L’Harry’s Bar di Mayfair, a Londra, è il battesimo nel coté degli stellati, a cui – dopo una breve esperienza in un gastro-pub, palestra di cotture, velocità ed equilibrio – seguono l’Hibiscus di Claude Bosi, due stelle Michelin nel 2009, e l’Apsley, il ristorante del The Lanesborough, allora nelle salde redini di Heinz Beck. Il training, per lui, non può essere migliore, ma l’impostazione rigida di quel modo di lavorare, tutta sbilanciata su forma e tecnica, non lo soddisfa. L’ansia di conoscenza e crescita che lo divora trova invece terreno fertile al Nobu, sempre a Londra, dove entra come capo partita e scopre la cucina Nikkei, la cucina degli immigrati giapponesi in Perù. Ingredienti, salse e sapori per lui inediti gli aprono più di uno spiraglio: è in quella fusion che trova quello che cerca, il tipo di identità che ha in mente di trasmettere in cucina, l’esperienza formativa che contraddistinguerà la filosofia del Feria. Gli inviti di alcuni suoi ex-colleghi diventati nel frattempo amici lo portano poi in Australia , a Sidney, in un posto – il LuMi – dove mette a frutto le esperienze acquisite e inizia a capire come mandare davvero avanti una cucina e successivamente a Singapore, dove cerca un socio per aprire un ristorante tutto suo ma trova l’amore: si chiama Sriyanti ed è indonesiana. È lei a portarlo ancora più a Sud – a Sud-Est per l’esattezza – a Giacarta, dove il clima, il cibo e la gente sembrano premesse di una lunghissima permanenza, ma da cui – precorrendo a causa del Covid i tempi – si allontana per fare ritorno, insieme a moglie e figli, nella sua “Itaca”, Treviso, e mettere a disposizione di una città poco incline al fine-dining e poco propensa ai deragliamenti dalla tradizione la sua idea di ristorazione.
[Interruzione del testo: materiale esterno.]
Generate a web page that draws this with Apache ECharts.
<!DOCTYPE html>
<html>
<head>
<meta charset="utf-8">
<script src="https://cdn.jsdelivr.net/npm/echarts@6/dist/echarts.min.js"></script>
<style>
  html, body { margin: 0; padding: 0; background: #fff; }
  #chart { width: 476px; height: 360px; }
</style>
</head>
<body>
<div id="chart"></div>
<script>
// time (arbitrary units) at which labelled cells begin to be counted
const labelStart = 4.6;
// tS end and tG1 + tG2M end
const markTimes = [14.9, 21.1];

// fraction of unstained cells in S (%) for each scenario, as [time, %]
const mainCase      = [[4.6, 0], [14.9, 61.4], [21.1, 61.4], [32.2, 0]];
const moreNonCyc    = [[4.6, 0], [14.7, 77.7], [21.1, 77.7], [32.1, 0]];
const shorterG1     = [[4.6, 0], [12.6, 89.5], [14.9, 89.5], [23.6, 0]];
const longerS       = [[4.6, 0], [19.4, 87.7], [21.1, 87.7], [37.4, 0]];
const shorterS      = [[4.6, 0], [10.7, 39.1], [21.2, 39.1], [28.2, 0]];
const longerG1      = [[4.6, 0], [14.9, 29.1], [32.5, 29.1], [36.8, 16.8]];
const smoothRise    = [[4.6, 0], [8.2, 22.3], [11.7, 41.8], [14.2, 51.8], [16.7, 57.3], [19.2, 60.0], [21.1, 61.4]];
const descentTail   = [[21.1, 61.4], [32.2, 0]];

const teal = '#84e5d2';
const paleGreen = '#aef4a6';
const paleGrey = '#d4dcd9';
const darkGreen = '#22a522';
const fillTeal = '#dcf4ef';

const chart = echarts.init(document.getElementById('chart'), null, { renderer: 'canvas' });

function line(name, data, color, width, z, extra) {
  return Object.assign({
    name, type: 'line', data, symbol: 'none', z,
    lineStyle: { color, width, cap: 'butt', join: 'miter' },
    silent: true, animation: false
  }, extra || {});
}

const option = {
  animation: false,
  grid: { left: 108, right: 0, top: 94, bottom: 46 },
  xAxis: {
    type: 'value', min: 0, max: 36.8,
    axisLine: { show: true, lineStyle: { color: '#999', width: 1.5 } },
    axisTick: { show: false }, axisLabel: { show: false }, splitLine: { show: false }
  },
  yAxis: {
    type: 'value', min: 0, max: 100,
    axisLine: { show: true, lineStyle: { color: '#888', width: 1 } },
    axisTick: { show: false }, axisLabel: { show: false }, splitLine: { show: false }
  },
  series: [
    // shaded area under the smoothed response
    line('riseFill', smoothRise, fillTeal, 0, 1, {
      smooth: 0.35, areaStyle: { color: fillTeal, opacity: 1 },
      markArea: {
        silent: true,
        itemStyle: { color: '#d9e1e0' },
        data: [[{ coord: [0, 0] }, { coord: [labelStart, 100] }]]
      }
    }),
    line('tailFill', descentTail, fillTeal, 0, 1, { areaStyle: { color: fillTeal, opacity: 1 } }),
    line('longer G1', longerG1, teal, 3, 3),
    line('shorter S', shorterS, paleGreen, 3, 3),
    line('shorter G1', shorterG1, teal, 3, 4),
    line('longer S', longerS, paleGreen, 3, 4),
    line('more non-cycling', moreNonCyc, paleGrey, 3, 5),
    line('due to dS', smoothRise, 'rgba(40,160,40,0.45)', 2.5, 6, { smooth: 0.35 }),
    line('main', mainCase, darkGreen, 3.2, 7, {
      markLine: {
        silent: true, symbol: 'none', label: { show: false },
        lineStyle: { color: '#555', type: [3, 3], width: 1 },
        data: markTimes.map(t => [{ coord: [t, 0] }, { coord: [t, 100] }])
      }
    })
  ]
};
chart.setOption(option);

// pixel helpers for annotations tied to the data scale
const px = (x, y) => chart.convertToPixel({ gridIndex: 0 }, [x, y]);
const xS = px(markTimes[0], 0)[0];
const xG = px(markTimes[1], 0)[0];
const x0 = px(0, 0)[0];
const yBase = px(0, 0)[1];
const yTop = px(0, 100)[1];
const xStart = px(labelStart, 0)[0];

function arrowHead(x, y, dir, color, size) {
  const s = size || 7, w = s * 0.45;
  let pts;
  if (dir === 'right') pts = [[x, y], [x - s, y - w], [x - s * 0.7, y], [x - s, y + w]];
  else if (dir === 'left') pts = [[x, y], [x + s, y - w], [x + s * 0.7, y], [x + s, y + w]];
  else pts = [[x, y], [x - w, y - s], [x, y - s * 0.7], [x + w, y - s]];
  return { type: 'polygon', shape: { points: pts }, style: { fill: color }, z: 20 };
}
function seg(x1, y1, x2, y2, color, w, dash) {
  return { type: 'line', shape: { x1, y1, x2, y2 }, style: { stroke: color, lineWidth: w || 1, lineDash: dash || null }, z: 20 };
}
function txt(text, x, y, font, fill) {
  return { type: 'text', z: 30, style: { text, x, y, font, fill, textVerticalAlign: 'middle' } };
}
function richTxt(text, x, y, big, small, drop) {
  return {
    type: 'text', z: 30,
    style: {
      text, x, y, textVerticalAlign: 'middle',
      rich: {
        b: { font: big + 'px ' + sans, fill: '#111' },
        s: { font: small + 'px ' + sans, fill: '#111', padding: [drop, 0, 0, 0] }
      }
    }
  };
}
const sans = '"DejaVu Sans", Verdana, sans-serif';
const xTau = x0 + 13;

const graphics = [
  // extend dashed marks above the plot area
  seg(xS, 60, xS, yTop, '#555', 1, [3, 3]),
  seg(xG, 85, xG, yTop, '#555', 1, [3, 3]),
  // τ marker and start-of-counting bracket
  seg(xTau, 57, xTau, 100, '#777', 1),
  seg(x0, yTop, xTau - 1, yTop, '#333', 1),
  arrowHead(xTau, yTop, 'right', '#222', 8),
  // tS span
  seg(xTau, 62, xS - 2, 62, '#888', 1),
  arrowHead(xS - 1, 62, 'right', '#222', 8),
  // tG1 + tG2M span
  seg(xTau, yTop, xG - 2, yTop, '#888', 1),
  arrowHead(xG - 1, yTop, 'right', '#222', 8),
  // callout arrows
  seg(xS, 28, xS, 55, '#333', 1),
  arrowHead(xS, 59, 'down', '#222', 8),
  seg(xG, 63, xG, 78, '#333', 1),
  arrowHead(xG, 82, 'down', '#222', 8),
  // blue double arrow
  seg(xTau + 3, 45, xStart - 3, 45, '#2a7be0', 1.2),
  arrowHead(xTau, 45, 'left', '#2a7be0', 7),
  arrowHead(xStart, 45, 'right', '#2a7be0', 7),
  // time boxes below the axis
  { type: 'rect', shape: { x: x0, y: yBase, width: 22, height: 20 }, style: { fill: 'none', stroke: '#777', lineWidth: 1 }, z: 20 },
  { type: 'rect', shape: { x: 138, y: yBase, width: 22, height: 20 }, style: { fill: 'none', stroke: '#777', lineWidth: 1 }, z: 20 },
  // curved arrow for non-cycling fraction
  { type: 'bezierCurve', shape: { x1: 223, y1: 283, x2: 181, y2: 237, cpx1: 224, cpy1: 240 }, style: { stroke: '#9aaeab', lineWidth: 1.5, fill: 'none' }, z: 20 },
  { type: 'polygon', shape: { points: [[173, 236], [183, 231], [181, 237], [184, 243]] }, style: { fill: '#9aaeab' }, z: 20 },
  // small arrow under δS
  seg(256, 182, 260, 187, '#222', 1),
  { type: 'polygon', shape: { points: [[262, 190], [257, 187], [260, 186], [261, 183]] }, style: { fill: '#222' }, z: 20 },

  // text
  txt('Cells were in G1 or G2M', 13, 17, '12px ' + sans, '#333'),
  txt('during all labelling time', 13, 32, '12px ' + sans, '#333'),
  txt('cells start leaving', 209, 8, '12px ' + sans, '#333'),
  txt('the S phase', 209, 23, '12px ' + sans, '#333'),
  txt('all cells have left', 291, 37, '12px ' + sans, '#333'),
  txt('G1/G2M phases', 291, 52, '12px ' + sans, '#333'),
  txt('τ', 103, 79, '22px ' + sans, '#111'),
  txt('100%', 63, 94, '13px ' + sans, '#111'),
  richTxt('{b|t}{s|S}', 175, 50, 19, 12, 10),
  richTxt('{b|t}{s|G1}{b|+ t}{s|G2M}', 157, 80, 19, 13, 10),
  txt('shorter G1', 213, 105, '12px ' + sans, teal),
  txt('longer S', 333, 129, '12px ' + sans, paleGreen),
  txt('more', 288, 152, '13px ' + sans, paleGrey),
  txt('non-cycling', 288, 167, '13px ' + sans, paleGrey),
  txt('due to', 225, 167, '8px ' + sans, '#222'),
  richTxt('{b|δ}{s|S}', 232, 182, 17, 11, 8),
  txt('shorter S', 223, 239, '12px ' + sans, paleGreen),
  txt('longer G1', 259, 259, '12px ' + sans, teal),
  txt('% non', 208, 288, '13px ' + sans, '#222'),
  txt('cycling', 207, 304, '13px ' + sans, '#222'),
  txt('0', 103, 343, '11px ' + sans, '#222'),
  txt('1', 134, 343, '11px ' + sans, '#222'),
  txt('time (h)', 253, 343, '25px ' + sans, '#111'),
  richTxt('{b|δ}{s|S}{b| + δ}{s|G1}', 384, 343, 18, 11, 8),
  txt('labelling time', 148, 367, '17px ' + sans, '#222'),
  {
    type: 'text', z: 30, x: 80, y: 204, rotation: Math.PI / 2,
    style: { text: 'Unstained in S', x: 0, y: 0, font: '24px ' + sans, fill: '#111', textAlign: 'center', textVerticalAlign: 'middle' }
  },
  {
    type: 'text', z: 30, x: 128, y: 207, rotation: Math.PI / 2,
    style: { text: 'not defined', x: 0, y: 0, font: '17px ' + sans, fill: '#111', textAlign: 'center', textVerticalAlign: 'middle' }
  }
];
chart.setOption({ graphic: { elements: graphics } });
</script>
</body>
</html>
La concretizza, fatalmente, negli stessi locali di quella Vineria dove aveva mosso i primi passi del suo percorso di affrancamento da un destino segnato – quello nell’azienda di famiglia, design d’avanguardia nel campo dell’arredamento – e dove Regis Ramos Freitas, socio e amico, sommelier di rango e wine pairer di raro talento, aveva a sua volta affiancato lo chef Francesco Brutto prima che questi , chiamato dai Bisol, approdasse in Laguna, al Venissa di Mazzorbo. In uno spazio concepito e arredato con rigore e stile assolutamente contemporanei, dove l’esotico è solo “suggerito” e mai urlato, va in scena – letteralmente, dal momento che la cucina è a vista e domina la sala come una sorta di panopticon – una delle cucine più apolidi e agnostiche che si trovino in giro negli ultimi tempi. Se il Sud-Est asiatico è il tema fortemente ispiratore di tutti i piatti in carta, tanto da intitolarli come i capisaldi della cucina tradizionale indonesiana, l’esito è palesemente influenzato della formazione classica e al tempo stesso eclettica dello chef. Le cotture millimetriche, le salse ben dosate, l’uso sapiente delle spezie, gli impiattamenti curati e l’equilibrio delle piccantezze, nota prevalente e condizionante della cucina indonesiana, denunciano una maturità, un controllo del processo creativo e, al tempo stesso, un approccio disincantato che solo un percorso trasversale, indipendente e un po’ eretico può assicurare. Se il Rujak, l’Hati, il Mie Arsik o il Randong rimangono più in mente – e sono motivo di ritorno – come Ventresca di tonno e pomelo; Animella e cuore di carciofo; Noodles con anguilla e ginseng o “Pezzata Rossa” con cocco e cannella non è perché la sua non sia una vera cucina indonesiana, ma perché è riuscito ad andare oltre e renderla universale.